The Flying MNIST dataset is a specialized resource crafted for video instance segmentation tasks. It leverages the classic MNIST dataset, transforming static digit images into dynamic sequences that mimic real-world videos. This dataset is ideal for researchers and practitioners in computer vision and deep learning seeking to advance video instance segmentation using optical flow information.
- Dynamic Digit Sequences: Flying MNIST contains sequences of MNIST digits in motion, simulating the dynamics of objects in video frames.
- Optical Flow Data: Each sequence is paired with optical flow information, providing essential motion cues for accurate instance segmentation.

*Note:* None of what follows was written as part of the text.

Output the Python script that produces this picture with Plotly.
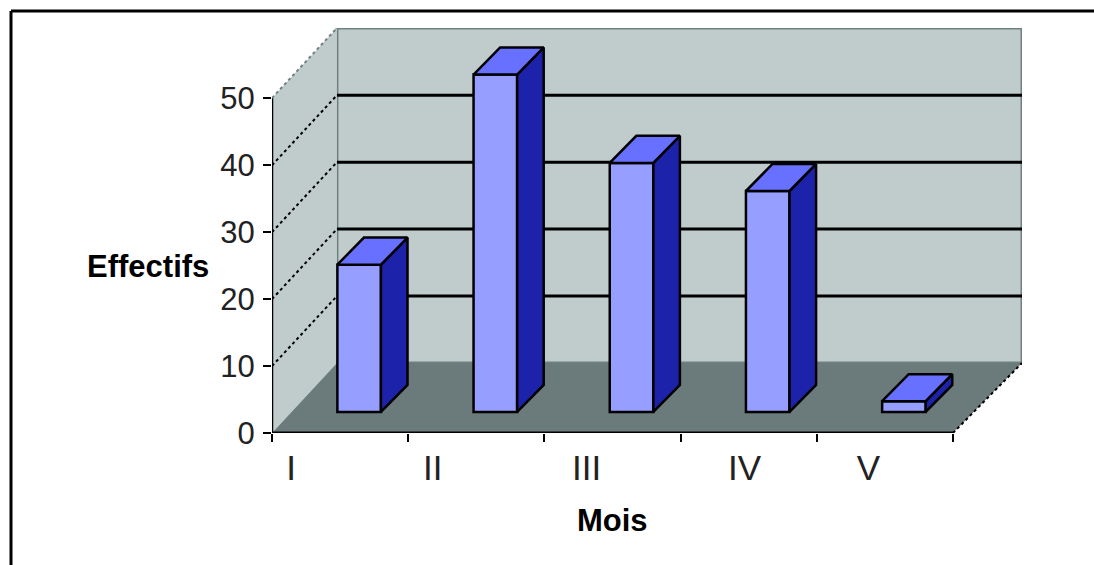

- Variety of Scenarios: The dataset covers various scenarios, including digit interactions, occlusions, and complex trajectories.
- Annotated Masks: Ground truth pixel-wise instance segmentation masks are included for evaluation and benchmarking purposes.
To generate the dataset, run:
python main.py
By default, the script creates a folder "trn". Inside, the dataset has the following structure.
- JPEGImages/: Contains the video frames in JPEG format, where each frame corresponds to a time step in a sequence.
- OpticalFlow/: Optical flow data in dense optical flow format (e.g., .flo files) corresponding to the frames.
- Annotations/: Ground truth instance segmentation masks in PNG format.
You can inspect the parameters inside the script to control the speed, number of digits, trajectories etc.
To visualize the dataset, you can use player.py. To make that script run, please create a folder called "out".
python player.py